## Begin SOURCE EXCERPT

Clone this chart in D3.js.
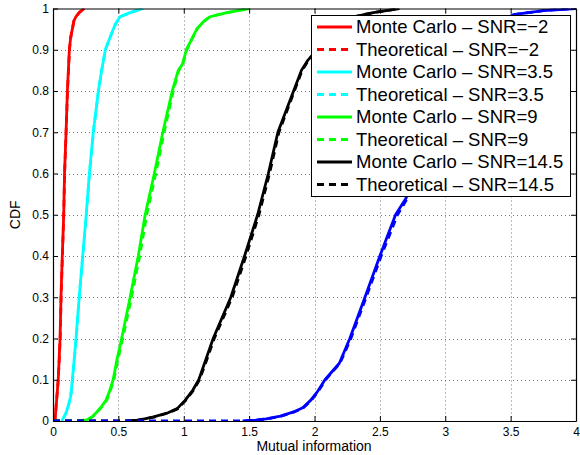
<!DOCTYPE html>
<html lang="en">
<head>
  <meta charset="UTF-8">
  <title>CDF of mutual information</title>
  <script src="https://d3js.org/d3.v7.min.js"></script>
  <style>
    body { margin: 0; background: #fff; overflow: hidden; }
    svg { display: block; font-family: "Liberation Sans", Arial, sans-serif; }
    .grid line { stroke: #777; stroke-width: 1; stroke-dasharray: 1,3; }
    .tick-label { font-size: 12px; fill: #000; }
  </style>
</head>
<body>
  <script>
    // x ticks / y ticks
    const xTicks = [0, 0.5, 1, 1.5, 2, 2.5, 3, 3.5, 4];
    const yTicks = [0, 0.1, 0.2, 0.3, 0.4, 0.5, 0.6, 0.7, 0.8, 0.9, 1];

    // SNR = -2 (red)
    const mcNeg2 = [[0.015,0],[0.02,0.02],[0.03,0.06],[0.04,0.1],[0.047,0.15],[0.054,0.2],[0.061,0.3],[0.071,0.4],[0.082,0.5],[0.088,0.6],[0.1,0.7],[0.11,0.8],[0.125,0.9],[0.135,0.93],[0.148,0.95],[0.16,0.97],[0.175,0.98],[0.2,0.99],[0.24,1]];
    const thNeg2 = [[0,0],[0.012,0],[0.02,0.02],[0.03,0.06],[0.04,0.1],[0.048,0.15],[0.055,0.2],[0.062,0.3],[0.072,0.4],[0.082,0.5],[0.089,0.6],[0.1,0.7],[0.111,0.8],[0.126,0.9],[0.136,0.93],[0.148,0.95],[0.16,0.97],[0.176,0.98],[0.2,0.99],[0.24,1]];

    // SNR = 3.5 (cyan)
    const mc35 = [[0.066,0],[0.085,0.01],[0.1,0.02],[0.12,0.04],[0.135,0.06],[0.148,0.1],[0.176,0.2],[0.2,0.3],[0.227,0.4],[0.254,0.5],[0.278,0.6],[0.308,0.7],[0.347,0.8],[0.372,0.85],[0.4,0.9],[0.436,0.93],[0.474,0.96],[0.512,0.98],[0.59,0.99],[0.69,1]];
    const th35 = [[0,0],[0.06,0],[0.085,0.01],[0.1,0.02],[0.12,0.04],[0.136,0.06],[0.15,0.1],[0.177,0.2],[0.201,0.3],[0.228,0.4],[0.255,0.5],[0.279,0.6],[0.309,0.7],[0.348,0.8],[0.373,0.85],[0.401,0.9],[0.437,0.93],[0.475,0.96],[0.513,0.98],[0.59,0.99],[0.69,1]];

    // SNR = 9 (green)
    const mc9 = [[0.19,0],[0.26,0.003],[0.3,0.01],[0.33,0.02],[0.37,0.035],[0.405,0.05],[0.43,0.07],[0.46,0.1],[0.49,0.15],[0.525,0.2],[0.59,0.3],[0.652,0.4],[0.705,0.5],[0.775,0.6],[0.84,0.7],[0.912,0.8],[0.958,0.85],[0.99,0.865],[1.02,0.9],[1.06,0.925],[1.1,0.95],[1.15,0.968],[1.2,0.98],[1.33,0.99],[1.5,1]];
    const th9 = [[0,0],[0.18,0],[0.26,0.003],[0.3,0.01],[0.335,0.02],[0.375,0.035],[0.41,0.05],[0.435,0.07],[0.465,0.1],[0.497,0.15],[0.533,0.2],[0.6,0.3],[0.663,0.4],[0.717,0.5],[0.786,0.6],[0.85,0.7],[0.92,0.8],[0.962,0.85],[0.993,0.865],[1.022,0.9],[1.062,0.925],[1.1,0.95],[1.15,0.968],[1.2,0.98],[1.33,0.99],[1.5,1]];

    // SNR = 14.5 (black)
    const mc145 = [[0.56,0],[0.65,0.002],[0.7,0.005],[0.77,0.01],[0.88,0.02],[0.95,0.03],[1.01,0.05],[1.07,0.075],[1.115,0.1],[1.17,0.15],[1.225,0.2],[1.36,0.3],[1.465,0.4],[1.565,0.5],[1.647,0.6],[1.72,0.7],[1.84,0.8],[1.9,0.85],[1.95,0.875],[2.02,0.9],[2.15,0.95],[2.3,0.98],[2.45,0.99],[2.65,1]];
    const th145 = [[0,0],[0.55,0],[0.65,0.002],[0.7,0.005],[0.78,0.01],[0.885,0.02],[0.955,0.03],[1.015,0.05],[1.075,0.075],[1.12,0.1],[1.178,0.15],[1.233,0.2],[1.37,0.3],[1.476,0.4],[1.575,0.5],[1.656,0.6],[1.728,0.7],[1.846,0.8],[1.905,0.85],[1.955,0.875],[2.025,0.9],[2.15,0.95],[2.3,0.98],[2.45,0.99],[2.65,1]];

    // SNR = 20 (blue, not in legend)
    const mc20 = [[1.45,0],[1.55,0.002],[1.63,0.005],[1.74,0.012],[1.84,0.022],[1.91,0.032],[1.97,0.05],[2.02,0.07],[2.08,0.1],[2.19,0.14],[2.27,0.2],[2.386,0.3],[2.5,0.4],[2.62,0.5],[2.7,0.54],[2.76,0.6],[2.87,0.7],[3.0,0.8],[3.18,0.9],[3.32,0.95],[3.52,0.985],[3.75,0.995],[4.0,1]];
    const th20 = [[0,0],[1.44,0],[1.55,0.002],[1.635,0.005],[1.745,0.012],[1.845,0.022],[1.915,0.032],[1.975,0.05],[2.025,0.07],[2.085,0.1],[2.195,0.14],[2.278,0.2],[2.395,0.3],[2.51,0.4],[2.635,0.5],[2.71,0.54],[2.77,0.6],[2.88,0.7],[3.0,0.8],[3.18,0.9],[3.32,0.95],[3.52,0.985],[3.75,0.995],[4.0,1]];

    const series = [
      { name: "Monte Carlo – SNR=−2", data: mcNeg2, color: "#ff0000", dashed: false, legend: true },
      { name: "Theoretical – SNR=−2", data: thNeg2, color: "#ff0000", dashed: true, legend: true },
      { name: "Monte Carlo – SNR=3.5", data: mc35, color: "#00ffff", dashed: false, legend: true },
      { name: "Theoretical – SNR=3.5", data: th35, color: "#00ffff", dashed: true, legend: true },
      { name: "Monte Carlo – SNR=9", data: mc9, color: "#00ff00", dashed: false, legend: true },
      { name: "Theoretical – SNR=9", data: th9, color: "#00ff00", dashed: true, legend: true },
      { name: "Monte Carlo – SNR=14.5", data: mc145, color: "#000000", dashed: false, legend: true },
      { name: "Theoretical – SNR=14.5", data: th145, color: "#000000", dashed: true, legend: true },
      { name: "Monte Carlo – SNR=20", data: mc20, color: "#0000ff", dashed: false, legend: false },
      { name: "Theoretical – SNR=20", data: th20, color: "#0000ff", dashed: true, legend: false }
    ];

    const W = 580, H = 455;
    const mLeft = 53, mRight = 576, mTop = 8.5, mBottom = 421;

    const x = d3.scaleLinear().domain([0, 4]).range([mLeft, mRight]);
    const y = d3.scaleLinear().domain([0, 1]).range([mBottom, mTop]);

    const svg = d3.select("body").append("svg").attr("width", W).attr("height", H);

    svg.append("defs").append("clipPath").attr("id", "plot")
      .append("rect")
      .attr("x", mLeft).attr("y", mTop)
      .attr("width", mRight - mLeft).attr("height", mBottom - mTop);

    // grid
    const grid = svg.append("g").attr("class", "grid");
    grid.selectAll(".gx").data(xTicks.slice(1, -1)).join("line")
      .attr("class", "gx")
      .attr("x1", d => Math.round(x(d)) + 0.5).attr("x2", d => Math.round(x(d)) + 0.5)
      .attr("y1", mTop).attr("y2", mBottom);
    grid.selectAll(".gy").data(yTicks.slice(1, -1)).join("line")
      .attr("class", "gy")
      .attr("y1", d => Math.round(y(d)) + 0.5).attr("y2", d => Math.round(y(d)) + 0.5)
      .attr("x1", mLeft).attr("x2", mRight);

    // curves
    const line = d3.line().x(d => x(d[0])).y(d => y(d[1]));
    svg.append("g").attr("clip-path", "url(#plot)")
      .selectAll("path")
      .data(series)
      .join("path")
      .attr("d", d => line(d.data))
      .attr("fill", "none")
      .attr("stroke", d => d.color)
      .attr("stroke-width", 2.8)
      .attr("stroke-linejoin", "round")
      .attr("stroke-dasharray", d => d.dashed ? "7,5" : null);

    // axes: box with inward ticks on all four sides
    const xAxisB = d3.axisBottom(x).tickValues(xTicks).tickSizeInner(-5).tickSizeOuter(0).tickPadding(6).tickFormat(d3.format("~g"));
    const xAxisT = d3.axisTop(x).tickValues(xTicks).tickSizeInner(-5).tickSizeOuter(0).tickFormat("");
    const yAxisL = d3.axisLeft(y).tickValues(yTicks).tickSizeInner(-5).tickSizeOuter(0).tickPadding(4).tickFormat(d3.format("~g"));
    const yAxisR = d3.axisRight(y).tickValues(yTicks).tickSizeInner(-5).tickSizeOuter(0).tickFormat("");

    const gB = svg.append("g").attr("transform", `translate(0,${mBottom})`).call(xAxisB);
    const gT = svg.append("g").attr("transform", `translate(0,${mTop})`).call(xAxisT);
    const gL = svg.append("g").attr("transform", `translate(${mLeft},0)`).call(yAxisL);
    const gR = svg.append("g").attr("transform", `translate(${mRight},0)`).call(yAxisR);

    [gB, gT, gL, gR].forEach(g => {
      g.attr("font-family", null).attr("font-size", null);
      g.select(".domain").attr("stroke", "#000").attr("stroke-width", 1.2);
      g.selectAll(".tick line").attr("stroke", "#000");
      g.selectAll("text").attr("class", "tick-label");
    });

    // axis labels
    svg.append("text")
      .attr("x", (mLeft + mRight) / 2 - 0.5)
      .attr("y", 451)
      .attr("text-anchor", "middle")
      .attr("font-size", "14px")
      .text("Mutual information");

    svg.append("text")
      .attr("transform", `translate(20,${(mTop + mBottom) / 2}) rotate(-90)`)
      .attr("text-anchor", "middle")
      .attr("font-size", "14px")
      .text("CDF");

    // legend
    const legendItems = series.filter(d => d.legend);
    const legend = svg.append("g");
    legend.append("rect")
      .attr("x", 311.5).attr("y", 15.5)
      .attr("width", 259).attr("height", 181)
      .attr("fill", "#fff").attr("stroke", "#000").attr("stroke-width", 1);

    const rows = legend.selectAll("g.row").data(legendItems).join("g")
      .attr("class", "row")
      .attr("transform", (d, i) => `translate(0,${27 + i * 22.5})`);

    rows.append("line")
      .attr("x1", 317).attr("x2", 352)
      .attr("stroke", d => d.color)
      .attr("stroke-width", 2.8)
      .attr("stroke-dasharray", d => d.dashed ? "7,5" : null);

    rows.append("text")
      .attr("x", 356)
      .attr("y", 0)
      .attr("dy", "0.35em")
      .attr("font-size", "18.5px")
      .text(d => d.name);
  </script>
</body>
</html>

## End SOURCE EXCERPT

Extract, word for word, each line from the top of the data down to and including the line with "0.8, 0.9, 1];"; skip the pictures.

> _TASK SOLUTION_
Clone this chart in D3.js.
<!DOCTYPE html>
<html lang="en">
<head>
  <meta charset="UTF-8">
  <title>CDF of mutual information</title>
  <script src="https://d3js.org/d3.v7.min.js"></script>
  <style>
    body { margin: 0; background: #fff; overflow: hidden; }
    svg { display: block; font-family: "Liberation Sans", Arial, sans-serif; }
    .grid line { stroke: #777; stroke-width: 1; stroke-dasharray: 1,3; }
    .tick-label { font-size: 12px; fill: #000; }
  </style>
</head>
<body>
  <script>
    // x ticks / y ticks
    const xTicks = [0, 0.5, 1, 1.5, 2, 2.5, 3, 3.5, 4];
    const yTicks = [0, 0.1, 0.2, 0.3, 0.4, 0.5, 0.6, 0.7, 0.8, 0.9, 1];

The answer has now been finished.